以上から、民有地ではなく道路部の占有を争うのはあまり得策ではなさそうでした。

(2)については、説明が必要だろう。問題の現況道路は「二項道路」だ。昭和25年に施行された建築基準法では、建物の敷地は4メートル以上の道路に2メートルは接面していなければならない。しかし、その時点で4メートル未満の道路しか接面していない敷地に建物が多数建っていた(当然だろう)。そこで、救済措置として役所が認めれば4メートル未満でも建物が建つ道路として見なすことにした(建築基準法42条第二項)。そういう特例扱いの道路を、「二項道路」という。(但し条件があり、道路中心線から2メートルセットバックした線を道路境界線と見なす。現況道路は幅約1.8メートルなので、中心線から2メートルということは現況道路境界から1.1メートル(=2-1.8/2)は家を建てられない。)

もし仮に、図の青色部分が父の保有と認められたとすると、公図上では道路がなくなってしまうことになる。そうなると母屋の敷地(緑四角部分)が接している道は、二項道路とは認められそうもない。そうであれば、将来母屋の敷地に、新たな建物(建替え含め)は建てられなくなる。
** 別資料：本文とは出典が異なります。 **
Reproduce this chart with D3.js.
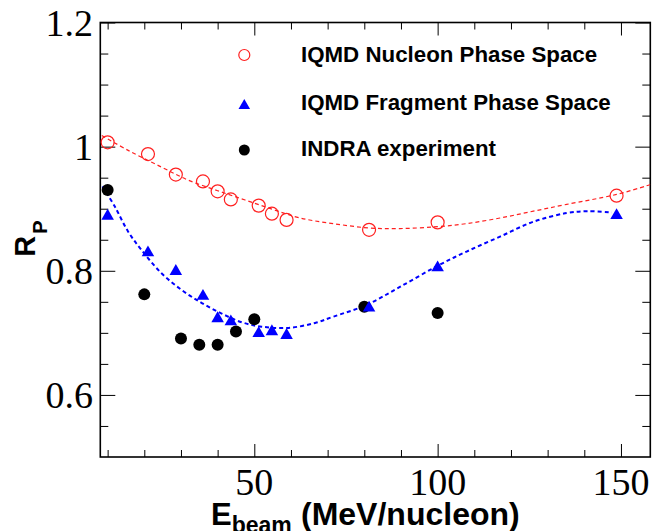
<!DOCTYPE html>
<html><head><meta charset="utf-8">
<script src="https://cdn.jsdelivr.net/npm/d3@7"></script>
<style>body{margin:0;background:#fff} svg{display:block}</style>
</head><body>
<svg id="c" width="667" height="531"></svg>
<script>
// ---- data ----
const nucleonE  = [10, 21, 28.6, 36, 40, 43.6, 51.2, 54.8, 58.8, 81.3, 100, 148.8];
const nucleonR  = [1.007, 0.988, 0.955, 0.944, 0.928, 0.915, 0.905, 0.892, 0.882, 0.866, 0.878, 0.921];
const fragmentE = [10, 21, 28.6, 36, 40, 43.6, 51.2, 54.8, 58.8, 81.3, 100, 148.8];
const fragmentR = [0.891, 0.832, 0.802, 0.762, 0.726, 0.721, 0.702, 0.705, 0.699, 0.743, 0.808, 0.892];
const indraE    = [10, 20, 30, 35, 40, 45, 50, 80, 100];
const indraR    = [0.930, 0.762, 0.691, 0.681, 0.681, 0.702, 0.722, 0.742, 0.732];

// fitted curves
const nucleonFitE = [8.4, 15.6, 24.7, 32, 40, 47.5, 55, 62.5, 71.5, 81.3, 89.7, 99.9, 107.9, 117, 126.1, 135.2, 148.8, 157, 158];
const nucleonFitR = [1.018, 0.994, 0.967, 0.946, 0.929, 0.914, 0.899, 0.885, 0.876, 0.869, 0.868, 0.871, 0.876, 0.885, 0.896, 0.907, 0.923, 0.937, 0.939];
const fragmentFitE = [8.6, 12, 15.6, 19.3, 24.7, 30.2, 35.7, 41.1, 46.6, 52, 59.3, 66.6, 71.5, 80.6, 89.7, 100, 107.9, 117, 126.1, 135.2, 141, 147.5];
const fragmentFitR = [0.936, 0.903, 0.863, 0.833, 0.796, 0.769, 0.748, 0.731, 0.717, 0.710, 0.708, 0.716, 0.726, 0.745, 0.774, 0.808, 0.831, 0.855, 0.879, 0.893, 0.896, 0.894];

const xMajor = [50, 100, 150];
const xMinor = [10, 20, 30, 40, 60, 70, 80, 90, 110, 120, 130, 140];
const yMajor = [0.6, 0.8, 1.0, 1.2];
const yMajorLabels = ["0.6", "0.8", "1", "1.2"];
const yMinor = [0.55, 0.65, 0.7, 0.75, 0.85, 0.9, 0.95, 1.05, 1.1, 1.15];
const legendLabels = ["IQMD Nucleon Phase Space", "IQMD Fragment Phase Space", "INDRA experiment"];

// ---- layout ----
const L = 100.3, R = 650.3, T = 22.5, B = 457;
const svg = d3.select("#c");
const x = d3.scaleLinear([8, 158], [L, R]);
const y = d3.scaleLinear([0.5, 1.2], [B, T]);

const serif = "'Liberation Serif', 'Times New Roman', serif";
const sans = "'Liberation Sans', Arial, Helvetica, sans-serif";

function ticks(axisGen, tr, vals, size) {
  const g = svg.append("g").attr("transform", tr)
    .call(axisGen.tickValues(vals).tickSize(size).tickFormat(""));
  g.select(".domain").remove();
  g.selectAll("line").attr("stroke", "#000").attr("stroke-width", 1);
  return g;
}
ticks(d3.axisBottom(x), `translate(0,${B})`, xMinor, -7);
ticks(d3.axisBottom(x), `translate(0,${B})`, xMajor, -13);
ticks(d3.axisTop(x), `translate(0,${T})`, xMinor, -7);
ticks(d3.axisTop(x), `translate(0,${T})`, xMajor, -13);
ticks(d3.axisLeft(y), `translate(${L},0)`, yMinor, -8);
ticks(d3.axisLeft(y), `translate(${L},0)`, yMajor, -15);
ticks(d3.axisRight(y), `translate(${R},0)`, yMinor, -8);
ticks(d3.axisRight(y), `translate(${R},0)`, yMajor, -15);

// tick labels
svg.append("g").selectAll("text").data(xMajor).join("text")
  .attr("x", d => x(d)).attr("y", 494.5)
  .attr("text-anchor", "middle")
  .style("font-family", serif).style("font-size", "38px")
  .text(d => d);
svg.append("g").selectAll("text").data(yMajor).join("text")
  .attr("x", 93).attr("y", d => y(d) + 13.5)
  .attr("text-anchor", "end")
  .style("font-family", serif).style("font-size", "38px")
  .text((d, i) => yMajorLabels[i]);

// frame
svg.append("rect").attr("x", L).attr("y", T).attr("width", R - L).attr("height", B - T)
  .attr("fill", "none").attr("stroke", "#000").attr("stroke-width", 1.6);

// clip
svg.append("clipPath").attr("id", "clip").append("rect")
  .attr("x", L).attr("y", T).attr("width", R - L).attr("height", B - T);

const line = d3.line().x(d => x(d[0])).y(d => y(d[1])).curve(d3.curveCatmullRom);
svg.append("path").attr("clip-path", "url(#clip)")
  .attr("d", line(d3.zip(nucleonFitE, nucleonFitR)))
  .attr("fill", "none").attr("stroke", "#ff2020").attr("stroke-width", 1.2)
  .attr("stroke-dasharray", "4,3");
svg.append("path").attr("clip-path", "url(#clip)")
  .attr("d", line(d3.zip(fragmentFitE, fragmentFitR)))
  .attr("fill", "none").attr("stroke", "#0000ff").attr("stroke-width", 2)
  .attr("stroke-dasharray", "4,3");

// markers
const tri = d3.symbol().type(d3.symbolTriangle).size(68);
const triLeg = d3.symbol().type(d3.symbolTriangle).size(58);
svg.append("g").selectAll("circle").data(d3.zip(indraE, indraR)).join("circle")
  .attr("cx", d => x(d[0])).attr("cy", d => y(d[1])).attr("r", 6).attr("fill", "#000");
svg.append("g").selectAll("path").data(d3.zip(fragmentE, fragmentR)).join("path")
  .attr("d", tri).attr("transform", d => `translate(${x(d[0])},${y(d[1]) + 1.8})`)
  .attr("fill", "#0000ff");
svg.append("g").selectAll("circle").data(d3.zip(nucleonE, nucleonR)).join("circle")
  .attr("cx", d => x(d[0])).attr("cy", d => y(d[1])).attr("r", 6.5)
  .attr("fill", "none").attr("stroke", "#ff2020").attr("stroke-width", 1.2);

// legend
const legY = [55, 104, 150];
const legBase = [62.3, 110, 156];
const lg = svg.append("g");
lg.append("circle").attr("cx", 244.3).attr("cy", legY[0]).attr("r", 5.5)
  .attr("fill", "none").attr("stroke", "#ff2020").attr("stroke-width", 1.2);
lg.append("path").attr("d", triLeg).attr("transform", `translate(244.3,${legY[1] + 1.6})`).attr("fill", "#0000ff");
lg.append("circle").attr("cx", 244.3).attr("cy", legY[2]).attr("r", 5.5).attr("fill", "#000");
lg.selectAll("text").data(legendLabels).join("text")
  .attr("x", 301).attr("y", (d, i) => legBase[i])
  .style("font-family", sans).style("font-weight", "bold").style("font-size", "22.3px")
  .text(d => d);

// axis titles
const yt = svg.append("text").attr("transform", "translate(35,256.7) rotate(-90)")
  .style("font-family", sans).style("font-weight", "bold").style("font-size", "29px");
yt.append("tspan").text("R");
yt.append("tspan").attr("dx", 2).attr("dy", 11.5).style("font-size", "20px").text("P");

const xt = svg.append("text").attr("x", 211).attr("y", 524.5)
  .style("font-family", sans).style("font-weight", "bold").style("font-size", "31px");
xt.append("tspan").text("E");
xt.append("tspan").attr("dy", 8.5).style("font-size", "23px").text("beam");
xt.append("tspan").attr("x", 301).attr("dy", -8.5).style("font-size", "32px").text("(MeV/nucleon)");
</script>
</body></html>
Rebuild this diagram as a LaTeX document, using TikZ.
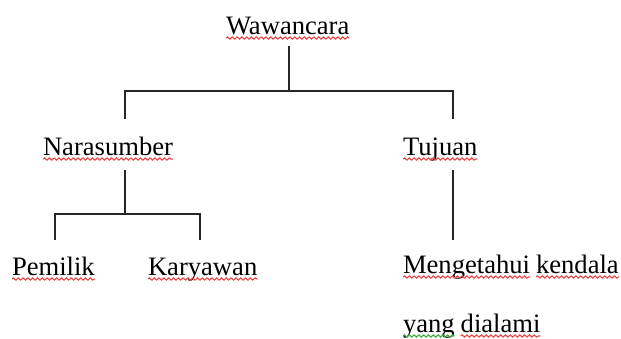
\documentclass[tikz,border=0pt]{standalone}
\usepackage{fontspec}
\setmainfont{Liberation Serif}
\usetikzlibrary{decorations.pathmorphing}
\definecolor{spellred}{RGB}{235,70,70}
\definecolor{spellgreen}{RGB}{60,170,60}
\tikzset{
  lbl/.style={anchor=base west,inner sep=0pt,outer sep=0pt,font=\fontsize{13.3}{16}\selectfont,text=black},
  tree/.style={line width=1pt,draw=black!85},
  squig/.style={decorate,decoration={snake,amplitude=0.55pt,segment length=2.4pt},line width=0.55pt},
}
\begin{document}
\begin{tikzpicture}[x=0.5pt,y=-0.5pt]
\useasboundingbox (0,0) rectangle (621,338);
% labels
\node[lbl] (waw) at (226,34) {Wawancara};
\node[lbl] (nar) at (43,155) {Narasumber};
\node[lbl] (tuj) at (403,155) {Tujuan};
\node[lbl] (pem) at (12,275) {Pemilik};
\node[lbl] (kar) at (148,275) {Karyawan};
\node[lbl] (men) at (403,273) {Mengetahui};
\node[lbl] (ken) at ([xshift=3pt]men.base east) {kendala};
\node[lbl] (yan) at (403,332) {yang};
\node[lbl] (dia) at ([xshift=3pt]yan.base east) {dialami};
% spelling underlines
\foreach \n in {waw,nar,tuj,pem,kar,men,ken,dia}{
  \draw[squig,spellred] ([yshift=-2pt]\n.base west) -- ([yshift=-2pt]\n.base east);
}
\draw[squig,spellgreen] ([yshift=-2pt]yan.base west) -- ([yshift=-2pt]yan.base east);
% junction coordinates
\coordinate (w0) at (289,46);
\coordinate (w1) at (289,91);
\coordinate (wl) at (125,91);
\coordinate (wr) at (453,91);
\coordinate (wl2) at (125,119);
\coordinate (wr2) at (453,119);
\coordinate (n0) at (125,170);
\coordinate (n1) at (125,214);
\coordinate (nl) at (55,214);
\coordinate (nr) at (200,214);
\coordinate (nl2) at (55,240);
\coordinate (nr2) at (200,240);
\coordinate (t0) at (453,170);
\coordinate (t1) at (453,240);
% tree lines
\draw[tree] (w0) -- (w1);
\draw[tree] (wl2) -- (wl) -- (wr) -- (wr2);
\draw[tree] (n0) -- (n1);
\draw[tree] (nl2) -- (nl) -- (nr) -- (nr2);
\draw[tree] (t0) -- (t1);
\end{tikzpicture}
\end{document}
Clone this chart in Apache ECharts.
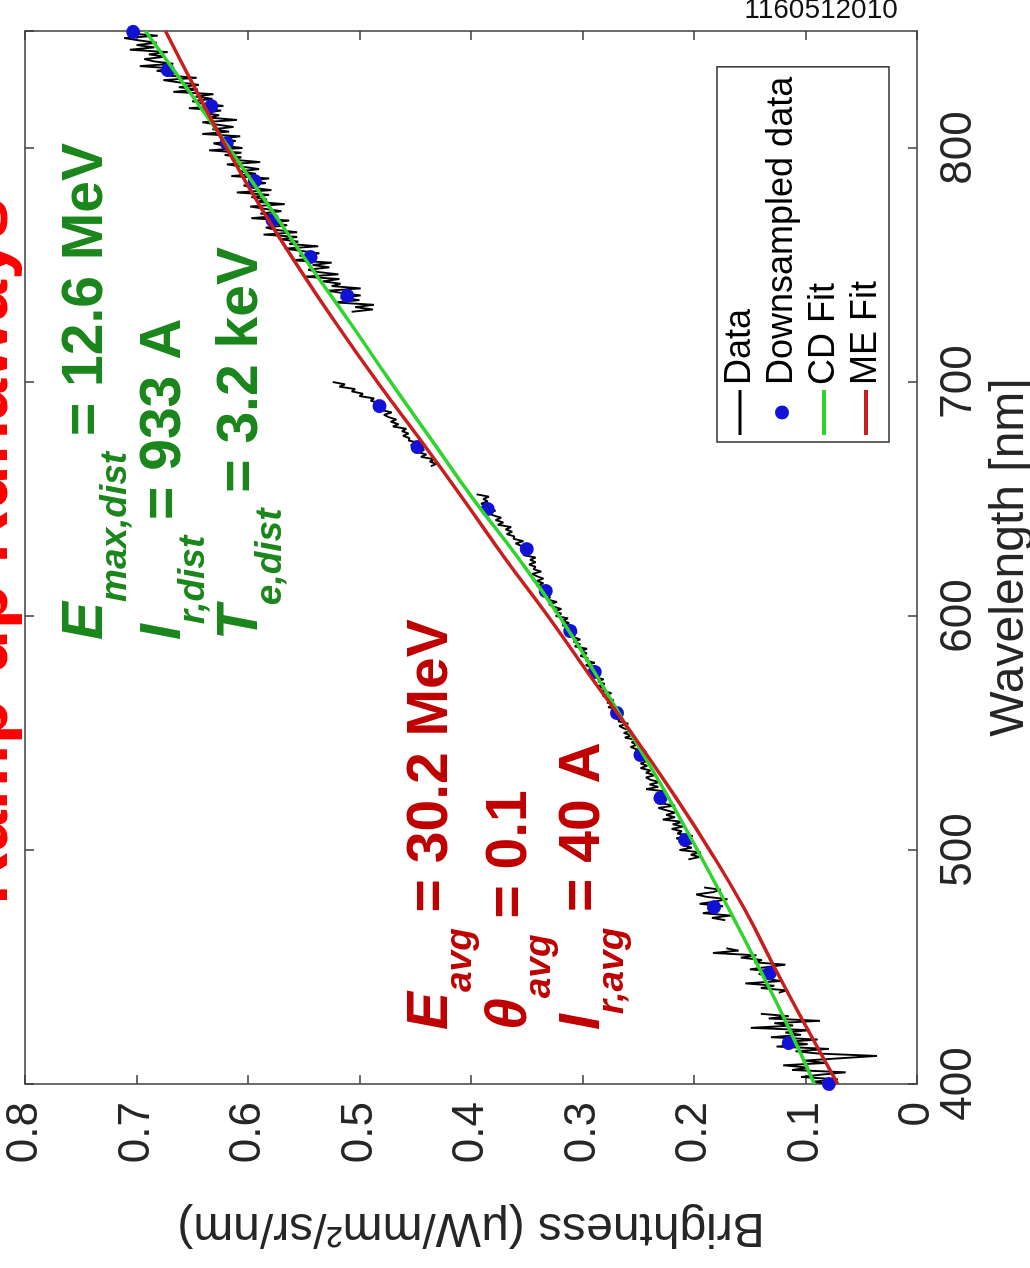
<!DOCTYPE html>
<html>
<head>
<meta charset="utf-8">
<script src="https://cdn.jsdelivr.net/npm/echarts@6/dist/echarts.min.js"></script>
<style>
  html, body { margin: 0; padding: 0; background: #fff; overflow: hidden; width: 1030px; height: 1268px; }
  /* the figure is laid out landscape and turned a quarter turn counter-clockwise */
  #frame { position: absolute; left: 0; top: 0; width: 1268px; height: 1030px;
           transform-origin: 0 0; transform: translate(0, 1268px) rotate(-90deg); }
</style>
</head>
<body>
<div id="frame"></div>
<script>
// ---- measured spectrum, sampled every 1 nm, in separate contiguous windows ----
const dataStepNm = 1;
const segAStart = 400;
const segA = [0.080, 0.093, 0.071, 0.104, 0.086, 0.064, 0.112, 0.097, 0.120, 0.082,
              0.101, 0.069, 0.036, 0.088, 0.109, 0.079, 0.126, 0.098, 0.117, 0.089,
              0.131, 0.104, 0.118, 0.096, 0.149, 0.111, 0.128, 0.087, 0.133, 0.115, 0.140];
const segBStart = 439;
const segB = [0.124, 0.117, 0.140, 0.128, 0.154, 0.122, 0.136, 0.131, 0.142, 0.125,
              0.150, 0.134, 0.118, 0.146, 0.139, 0.158, 0.144, 0.183, 0.160, 0.171];
const segCStart = 470;
const segC = [0.172, 0.184, 0.167, 0.192, 0.178, 0.188, 0.174, 0.195, 0.181, 0.170,
              0.189, 0.198, 0.183, 0.176, 0.191];
const segDStart = 496;
const segD = [0.205, 0.195, 0.203, 0.194, 0.213, 0.202, 0.210, 0.201, 0.209, 0.216,
              0.201, 0.215, 0.211, 0.220, 0.210, 0.219, 0.210, 0.228, 0.217, 0.225,
              0.217, 0.225, 0.232, 0.217, 0.231, 0.227, 0.236, 0.226, 0.234, 0.225,
              0.243, 0.232, 0.240, 0.231, 0.239, 0.243, 0.235, 0.243, 0.239, 0.248,
              0.242, 0.248, 0.242, 0.248, 0.252, 0.244, 0.252, 0.251, 0.257, 0.251,
              0.256, 0.251, 0.262, 0.256, 0.263, 0.257, 0.263, 0.267, 0.259, 0.268,
              0.266, 0.272, 0.266, 0.271, 0.266, 0.277, 0.271, 0.278, 0.272, 0.278,
              0.282, 0.274, 0.282, 0.280, 0.286, 0.280, 0.286, 0.281, 0.292, 0.286,
              0.292, 0.286, 0.292, 0.297, 0.289, 0.297, 0.295, 0.302, 0.296, 0.301,
              0.296, 0.307, 0.302, 0.308, 0.302, 0.308, 0.313, 0.305, 0.313, 0.311,
              0.318, 0.312, 0.318, 0.313, 0.324, 0.319, 0.325, 0.319, 0.326, 0.330,
              0.323, 0.331, 0.329, 0.336, 0.330, 0.335, 0.330, 0.341, 0.335, 0.341,
              0.335, 0.341, 0.345, 0.337, 0.344, 0.342, 0.348, 0.342, 0.347, 0.342,
              0.353, 0.347, 0.353, 0.348, 0.355, 0.360, 0.353, 0.362, 0.361, 0.368,
              0.363, 0.369, 0.364, 0.376, 0.371, 0.378, 0.373, 0.380, 0.385, 0.378,
              0.387, 0.385, 0.391, 0.385, 0.389, 0.384, 0.395];
const segEStart = 664;
const segE = [0.436, 0.431, 0.437, 0.433, 0.445, 0.440, 0.447, 0.442, 0.449, 0.454,
              0.447, 0.456, 0.455, 0.461, 0.456, 0.462, 0.458, 0.470, 0.465, 0.472,
              0.467, 0.474, 0.478, 0.471, 0.480, 0.479, 0.486, 0.482, 0.490, 0.487,
              0.500, 0.497, 0.507, 0.504, 0.518, 0.513, 0.524];
const segFStart = 730;
const segF = [0.507, 0.488, 0.504, 0.487, 0.522, 0.500, 0.517, 0.499, 0.515, 0.529,
              0.499, 0.525, 0.517, 0.533, 0.518, 0.549, 0.519, 0.537, 0.546, 0.527,
              0.542, 0.525, 0.560, 0.538, 0.554, 0.536, 0.552, 0.567, 0.537, 0.563,
              0.555, 0.571, 0.556, 0.586, 0.556, 0.575, 0.584, 0.565, 0.580, 0.563,
              0.597, 0.574, 0.589, 0.570, 0.585, 0.598, 0.567, 0.592, 0.583, 0.597,
              0.581, 0.610, 0.579, 0.596, 0.604, 0.584, 0.598, 0.581, 0.615, 0.593,
              0.608, 0.590, 0.605, 0.619, 0.589, 0.614, 0.606, 0.621, 0.606, 0.635,
              0.605, 0.622, 0.631, 0.611, 0.625, 0.607, 0.641, 0.617, 0.632, 0.613,
              0.628, 0.641, 0.610, 0.635, 0.626, 0.640, 0.624, 0.653, 0.622, 0.641,
              0.650, 0.632, 0.647, 0.631, 0.667, 0.645, 0.662, 0.644, 0.661, 0.676,
              0.646, 0.673, 0.665, 0.682, 0.667, 0.697, 0.667, 0.684, 0.693, 0.674,
              0.689, 0.672, 0.706, 0.684, 0.700, 0.682, 0.698, 0.711, 0.681, 0.707, 0.699];

// ---- downsampled points ----
const dotWavelength = [400, 417.5, 447.4, 475.6, 504.3, 522.2, 540.6, 558.5, 576.1, 593.6, 610.7, 628.6,
                       645.7, 672.2, 689.7, 736.8, 753.4, 769.2, 785.9, 802.1, 817.9, 833.3, 849.6];
const dotBrightness = [0.079, 0.115, 0.132, 0.182, 0.208, 0.230, 0.248, 0.269, 0.289, 0.311, 0.333, 0.350,
                       0.385, 0.448, 0.482, 0.511, 0.544, 0.578, 0.594, 0.619, 0.633, 0.672, 0.703];

// ---- model fits ----
const fitWavelength = [400, 425, 450, 475, 500, 525, 550, 575, 600, 625, 650, 675, 700, 725, 750, 775, 800, 825, 850];
const cdFit = [0.092, 0.116, 0.142, 0.169, 0.197, 0.226, 0.257, 0.288, 0.321, 0.358, 0.398, 0.435, 0.472, 0.508, 0.545, 0.581, 0.617, 0.654, 0.692];
const meFit = [0.071, 0.100, 0.128, 0.155, 0.186, 0.220, 0.256, 0.294, 0.331, 0.370, 0.407, 0.445, 0.484, 0.521, 0.556, 0.589, 0.619, 0.647, 0.674];

// ---- build series data ----
const segments = [[segAStart, segA], [segBStart, segB], [segCStart, segC], [segDStart, segD], [segEStart, segE], [segFStart, segF]];
const spectrum = [];
segments.forEach(([start, values], k) => {
  if (k > 0) spectrum.push([start - 0.5, null]);   // break the trace between windows
  values.forEach((b, i) => spectrum.push([start + i * dataStepNm, b]));
});
const dots = dotWavelength.map((w, i) => [w, dotBrightness[i]]);
const cdPts = fitWavelength.map((w, i) => [w, cdFit[i]]);
const mePts = fitWavelength.map((w, i) => [w, meFit[i]]);

const FONT = '"Liberation Sans", Arial, sans-serif';
const AX = '#3c3c3c';
const TXT = '#262626';
const GREEN = '#1b861b';
const DARKRED = '#c00000';
const LINE_ICON_THIN = 'path://M0,0H45V3H0Z';
const LINE_ICON_THICK = 'path://M0,0H45V4H0Z';

function frameAxis(extra) {
  return Object.assign({
    type: 'value',
    axisLine: { show: true, onZero: false, lineStyle: { color: AX, width: 1.5 } },
    axisTick: { show: true, inside: true, length: 9, lineStyle: { color: AX, width: 1.5 } },
    splitLine: { show: false }
  }, extra);
}

function annotation(x, y, color, sym, sub, val) {
  return {
    type: 'text', x: x, y: y, z: 50,
    style: {
      text: '{s|' + sym + '}{b|' + sub + '}{v|' + val + '}',
      align: 'left', verticalAlign: 'top',
      rich: {
        s: { fontFamily: FONT, fontSize: 57, fontWeight: 'bold', fontStyle: 'italic', fill: color, lineHeight: 60, verticalAlign: 'top' },
        b: { fontFamily: FONT, fontSize: 37, fontWeight: 'bold', fontStyle: 'italic', fill: color, lineHeight: 40, padding: [39, 0, 0, 0], verticalAlign: 'top' },
        v: { fontFamily: FONT, fontSize: 57, fontWeight: 'bold', fill: color, lineHeight: 60, verticalAlign: 'top' }
      }
    }
  };
}

const chart = echarts.init(document.getElementById('frame'));
chart.setOption({
  animation: false,
  backgroundColor: '#ffffff',
  grid: { left: 184, right: 31, top: 25, bottom: 113, containLabel: false, outerBoundsMode: 'none' },
  xAxis: [
    frameAxis({
      min: 400, max: 850, interval: 100, position: 'bottom',
      name: 'Wavelength [nm]', nameLocation: 'middle', nameGap: 61,
      nameTextStyle: { fontFamily: FONT, fontSize: 48, color: TXT },
      axisLabel: { show: true, margin: 20, fontFamily: FONT, fontSize: 44, color: TXT, showMaxLabel: false }
    }),
    frameAxis({ min: 400, max: 850, interval: 100, position: 'top', axisLabel: { show: false } })
  ],
  yAxis: [
    frameAxis({
      min: 0, max: 0.8, interval: 0.1, position: 'left',
      name: 'Brightness (μW/mm²/sr/nm)', nameLocation: 'middle', nameRotate: 90, nameGap: 119,
      nameTextStyle: { fontFamily: FONT, fontSize: 48, color: TXT },
      axisLabel: { show: true, margin: 18, fontFamily: FONT, fontSize: 44, color: TXT }
    }),
    frameAxis({ min: 0, max: 0.8, interval: 0.1, position: 'right', axisLabel: { show: false } })
  ],
  legend: {
    orient: 'vertical', left: 826, top: 717,
    padding: [4, 10, 4, 7], itemGap: 4, itemWidth: 45, itemHeight: 14, itemTextGap: 6,
    borderColor: '#303030', borderWidth: 1.5, backgroundColor: '#ffffff',
    textStyle: { fontFamily: FONT, fontSize: 36, color: '#000', lineHeight: 38 },
    data: [
      { name: 'Data', icon: LINE_ICON_THIN },
      { name: 'Downsampled data', icon: 'circle' },
      { name: 'CD Fit', icon: LINE_ICON_THICK },
      { name: 'ME Fit', icon: LINE_ICON_THICK }
    ]
  },
  series: [
    { name: 'Data', type: 'line', data: spectrum, showSymbol: false, symbol: 'none', connectNulls: false,
      lineStyle: { color: '#000', width: 1.9 }, itemStyle: { color: '#000' }, z: 2 },
    { name: 'Downsampled data', type: 'scatter', data: dots, symbol: 'circle', symbolSize: 14,
      itemStyle: { color: '#1212d6', opacity: 1 }, z: 3 },
    { name: 'CD Fit', type: 'line', data: cdPts, smooth: true, showSymbol: false, symbol: 'none',
      lineStyle: { color: '#2fd42f', width: 3.5 }, itemStyle: { color: '#2fd42f' }, z: 4 },
    { name: 'ME Fit', type: 'line', data: mePts, smooth: true, showSymbol: false, symbol: 'none',
      lineStyle: { color: '#c81e1e', width: 3.5 }, itemStyle: { color: '#c81e1e' }, z: 5 }
  ],
  graphic: [
    { type: 'text', x: 363, y: -13, z: 50,
      style: { text: 'Ramp-up Runaways', fontFamily: FONT, fontSize: 74, fontWeight: 'bold', fill: '#ff0000',
               align: 'left', verticalAlign: 'middle' } },
    annotation(628, 58, GREEN, 'E', 'max,dist', ' = 12.6 MeV'),
    annotation(628, 136, GREEN, 'I', 'r,dist', ' = 933 A'),
    annotation(628, 213, GREEN, 'T', 'e,dist', ' = 3.2 keV'),
    annotation(238, 403, DARKRED, 'E', 'avg', ' = 30.2 MeV'),
    annotation(238, 482, DARKRED, 'θ', 'avg', ' = 0.1'),
    annotation(238, 555, DARKRED, 'I', 'r,avg', ' = 40 A'),
    { type: 'text', x: 1258, y: 821, rotation: -Math.PI / 2, z: 50,
      style: { text: '1160512010', fontFamily: FONT, fontSize: 28, fill: '#111', align: 'center', verticalAlign: 'middle' } }
  ]
});
</script>
</body>
</html>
H氏の意見は、確かにその通りだと思った。役所と争っても、何もいいことはない。でも、少なくとも道路を保有する役所およびK氏と敷地境界の交渉をするにあたって、一方的に父の側に非があるわけではないことは証明できるだろう。それだけで、随分と精神的に楽になれる。争う必要はないが、交渉のカードとして使えれば使ってほしいと、H氏に伝えた。